Keeping with the db_mysql
virtual index example, a connector_user
needs the
following permissions granted:
connector_user:
cluster:
- CLUSTER_INTERNAL_FEDERATE
indices:
db_mysql:
'*':
- READ
Elastic X-Pack Security
{
"federate_system": {
"cluster": [
"cluster:internal/federate/*",
"cluster:admin/federate/*",
"cluster:monitor/*"
],
"indices": [
{
"names": [
"/\\.siren.*/"
],
"privileges": [
"all"
]
},
{
"names": [
"*"
],
"privileges": [
"indices:monitor/*",
"indices:admin/*",
"indices:data/read*",
"indices:data/write*"
]
}
]
}
}
{
"federate_admin": {
"cluster": [
"cluster:internal/federate/*",
"cluster:admin/federate/*",
"cluster:monitor/*",
"cluster:admin/xpack/security/*"
],
"indices": [
{
"names": [
"*"
],
"privileges": [
"indices:monitor/*",
"indices:admin/*",
"indices:data/read*"
]
}
]
}
}
{
"federate_user": {
"cluster": [
"cluster:internal/federate/*"
],
"indices": [
{
"names": [
"logstash-*"
],
"privileges": [
"indices:data/read*",
"indices:admin/aliases/get",
"indices:admin/aliases/exists",
"indices:admin/get",
"indices:admin/exists",
"indices:admin/mappings/fields/get*",
"indices:admin/mappings/get*",
"indices:admin/mappings/federate/connector/get*",
"indices:admin/mappings/federate/connector/fields/get*",
"indices:admin/types/exists",
"indices:admin/validate/query",
"indices:monitor/settings/get",
"indices:admin/template/get"
]
}
]
}
}
Performance Considerations
Join Types
Siren Federate includes different join strategies: “Broadcast Join” and “Hash Join”. Each one has its pros and cons and the optimal performance will depend on the scenario.
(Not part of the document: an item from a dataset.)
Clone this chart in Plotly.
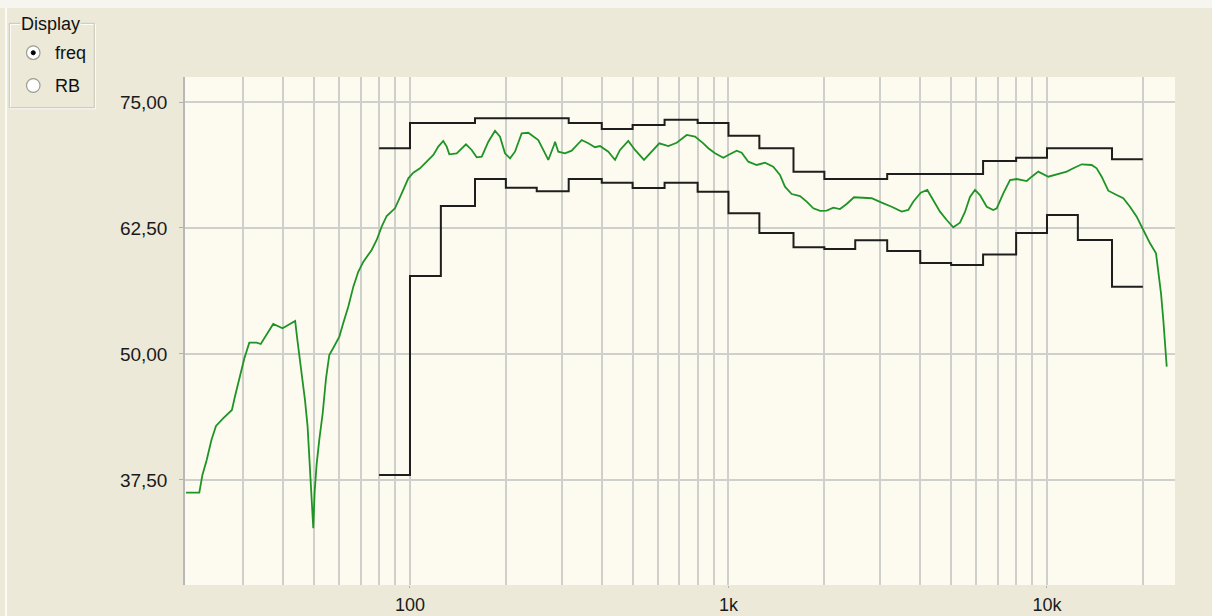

By default, the Siren Federate planner will try to automatically pick the best strategy, but it might be best in certain scenarios to pick manually one of the strategies.
The Broadcast Join is best when filtering a large index with a small set of documents. The Hash Join is fully distributed and is designed to handle large joins. It scales horizontally (based on the number of nodes) and vertically (based on the number of cpu cores).
Siren Federate provides a fully distributed join algorithm: the Hash Join. The Hash Join is designed for leveraging multi-core architecture. This is achieved by creating many small data partitions during the Project phase. Each node of the cluster will receive a number of partitions that are dependent of the number of cpus. Partitions are independent from each other and can be processed independently by a different join worker thread. During the join phase, each worker thread will join tuples from one partition. The number of join worker threads scales automatically with the number of cpu cores available.
The Hash Join is performed in two phases: build and probe. The build phase creates a in-memory hash table of one of the relation in the partition. The probe phase then scans the second relation and probes the hash table to find the matching tuples.
Numeric vs String Attributes
Joining numeric attributes is more efficient than joining string attributes. If you are planning to join attributes of
type string
, we recommend to generate a murmur hash of the string value at indexing time into a new attribute, and use
this new attribute for the join. Such index-time data transformation can be easily done using
Logstash’s fingerprint
plugin.
Tuple Collector Settings
Tuple Collectors are sending batches of tuples of fixed size. The size of a batch
has an impact on the performance. Smaller batches will take less memory but will increase
cpu times on the receiver side since it will have to reconstruct a tuple collection from many
small batches (especially for sorted tuple collection). By default, the size of a batch of tuple is
set to 1048576 tuples (which represents 8mb for a column of long datatype). The size can be configured
using the setting key siren.io.tuple.collector.batch_size
with a integer value representing the
maximum number of tuples in a batch.